Since he was first elected in 2016, Republican Phil Scott has vowed not to raise taxes or fees and he reiterated that promise during his budget address. “I present you a balanced budget that makes strategic investments to grow the economy, make Vermont more affordable and protect the most vulnerable. And for the second consecutive year it does not raise taxes or fees.”
The Senate and House leaders gathered with the heads of fiscal committees shortly after Governor Scott’s speech to offer their assessment of the plan.
House Speaker Democrat Mitzi Johnson said they don’t know much more about the budget than what they heard in the speech. “We heard I think a lot of general principles and general ideas. So the administration of course is welcome to come into our committees and start laying out some of the specifics behind some of those proposals. And in the meantime we are already hard at work at you know looking at the budget and some of the priorities and what Vermonters need.”
Senate Pro Tem Democrat/Progressive Tim Ashe said many of the successes and new initiatives the governor touched on are actually long-existing programs. “This budget presentation largely is a carry forward of the vision that has been in budgets that we have passed in… (Speaker Mitzi Johnson overlaps: “For years.”) …recent years. And even many of the new initiatives are actually continuations of policies that some of the legislators in this room have been working on. So that’s why there are a number areas we look forward to working with the governor. But we didn’t hear much talk about what’s going to happen if these federal cuts maintain. We didn’t hear much about how the administration is going to work with the Trump administration to undo a lot of the potential damage that will be wrought as a result of this so-called tax bill. So there’s a lot of room to work together and I think an appreciation on our side that the budget largely reflects legislative priorities from the past.”

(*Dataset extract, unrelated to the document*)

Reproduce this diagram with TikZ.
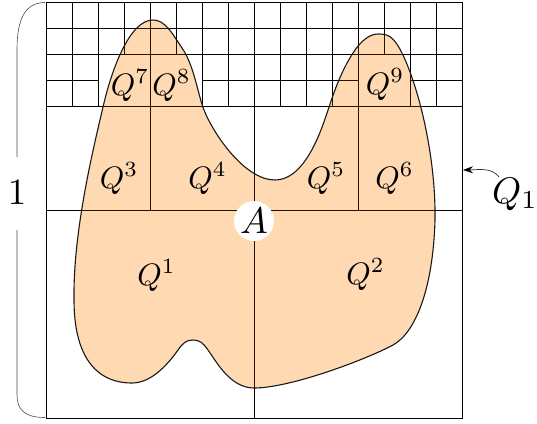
\documentclass[tikz,border=0pt]{standalone}
\usepackage{graphicx}
\usetikzlibrary{arrows.meta}
\def\blob{(153,20) .. controls (130,20) and (112,68) .. (103,107)
.. controls (94,146) and (73,230) .. (74,300)
.. controls (74,355) and (95,383) .. (132,383)
.. controls (150,383) and (166,367) .. (178,350)
.. controls (183,343) and (186,340) .. (193,340)
.. controls (200,340) and (203,343) .. (208,350)
.. controls (216,361) and (230,388) .. (254,388)
.. controls (290,388) and (365,360) .. (393,345)
.. controls (415,333) and (433,290) .. (435,220)
.. controls (436,160) and (420,90) .. (402,53)
.. controls (393,35) and (387,34) .. (378,34)
.. controls (369,34) and (360,42) .. (353,53)
.. controls (340,73) and (333,95) .. (326,116)
.. controls (316,146) and (300,180) .. (275,180)
.. controls (245,180) and (214,135) .. (204,110)
.. controls (198,95) and (194,65) .. (182,48)
.. controls (172,33) and (165,20) .. (153,20) -- cycle}
\newcommand\gridlines[1]{%
\begin{scope}[shift={(46,418)},x=26pt,y=26pt,every path/.style={draw=#1,line width=0.7pt}]
 \draw (0,0) rectangle (16,16);
 \draw (0,8) -- (16,8) (8,0) -- (8,16);
 \draw (0,12) -- (16,12) (4,8) -- (4,16) (12,8) -- (12,16);
 \draw (0,14) -- (16,14);
 \foreach \xx in {2,6,10,14} {\draw (\xx,12) -- (\xx,16);}
 \draw (0,15) -- (16,15);
 \foreach \xx in {1,3,...,15} {\draw (\xx,14) -- (\xx,16);}
 \draw (0,13) -- (2,13) (6,13) -- (12,13) (14,13) -- (16,13);
 \foreach \xx in {1,7,9,11,15} {\draw (\xx,12) -- (\xx,14);}
\end{scope}}
\newcommand\sm[1]{\scalebox{3.1}{$#1$}}
\newcommand\bg[1]{\scalebox{3.7}{$#1$}}
\tikzset{
 qlab/.style={inner sep=0pt, anchor=base},
 biglab/.style={inner sep=0pt},
}
\begin{document}
\begin{tikzpicture}[x=1pt,y=-1pt]
\useasboundingbox (0,0) rectangle (537,423);
\fill[orange!30] \blob;
\gridlines{black}
\begin{scope}
 \clip \blob;
 \gridlines{black!65!orange!40!black}
\end{scope}
\draw[line width=1.1pt, black!90] \blob;
% labels
\node[qlab] (q7) at (130,95) {\sm{Q^7}};
\node[qlab] (q8) at (171.5,95) {\sm{Q^8}};
\node[qlab] (q9) at (385,94) {\sm{Q^9}};
\node[qlab] (q3) at (119,188) {\sm{Q^3}};
\node[qlab] (q4) at (207.5,188) {\sm{Q^4}};
\node[qlab] (q5) at (326,188) {\sm{Q^5}};
\node[qlab] (q6) at (394.5,188) {\sm{Q^6}};
\node[qlab] (q1) at (156.5,285) {\sm{Q^1}};
\node[qlab] (q2) at (365.5,284) {\sm{Q^2}};
\node[biglab, circle, fill=white, minimum size=40pt] (a) at (254,221) {\bg{A}};
% brace
\draw[black!70, line width=0.6pt] (45,2.5) .. controls (22,2.5) and (17,25) .. (17,50) -- (17,157);
\draw[black!70, line width=0.6pt] (17,230) -- (17,395) .. controls (17,410) and (25,417.5) .. (45,417.5);
\node[biglab, anchor=base] (one) at (17,204) {\bg{1}};
% Q_1 label
\node[biglab, anchor=base west] (qone) at (492,203) {\bg{Q_1}};
\coordinate (qstart) at (499,177);
\coordinate (tip) at (463,170);
\draw[black!80, line width=0.7pt, -{Stealth[length=10pt,width=7pt,black]}] (qstart) .. controls (492,168) and (482,169.5) .. (tip);
\end{tikzpicture}
\end{document}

The lieutenant governor is elected separately from the governor in Vermont. Progressive/Democrat David Zuckerman says the lack of detail is typical of a budget speech, but feels the governor’s fiscal proposal is based on successes of the past. “You know I think the Governor is in a very fortunate position in that with the expanding economy, with the framework that was put in place by the prior administration and the legislature over many years, we’ve now got a situation where some of the human services expenses have been declining which gives him the flexibility to use those resources for actually some very good things. But to take credit for not raising new revenues when revenues are sort of falling into his lap I think is a little bit of politics without giving credit where credit was due. Ultimately I think investing in our future is important. I don’t think doing that through cutting our services for our kids is a very good way to do it.”
Pro-tem Ashe agrees that it’s not unusual to have few details in a governor’s budget presentation. “What we’ve been presented with, at least what it appears from the speech, is last year’s budget with some new initiatives around the edges. And that’s not unusual. And so on a whole range of areas we’re going to work very well with the administration. The forensics bed for instance. We don’t have all the details. We’ll work together because that’s been a priority I think for anyone working in mental health. On the workforce front we set in motion last year a work group to come up with some good strategies which I think in part were referenced in today’s speech. I think that the discussion on the education front is a different challenge because there is no proposal on the table right now from the administration. One of the complaints last year in the legislature was you couldn’t seem to find anyone in the administration to engage with on some of these issues. So I think it is a better starting point.”
Legislative leaders declined to predict which of the governor’s initiatives would likely be successful or fail during the session.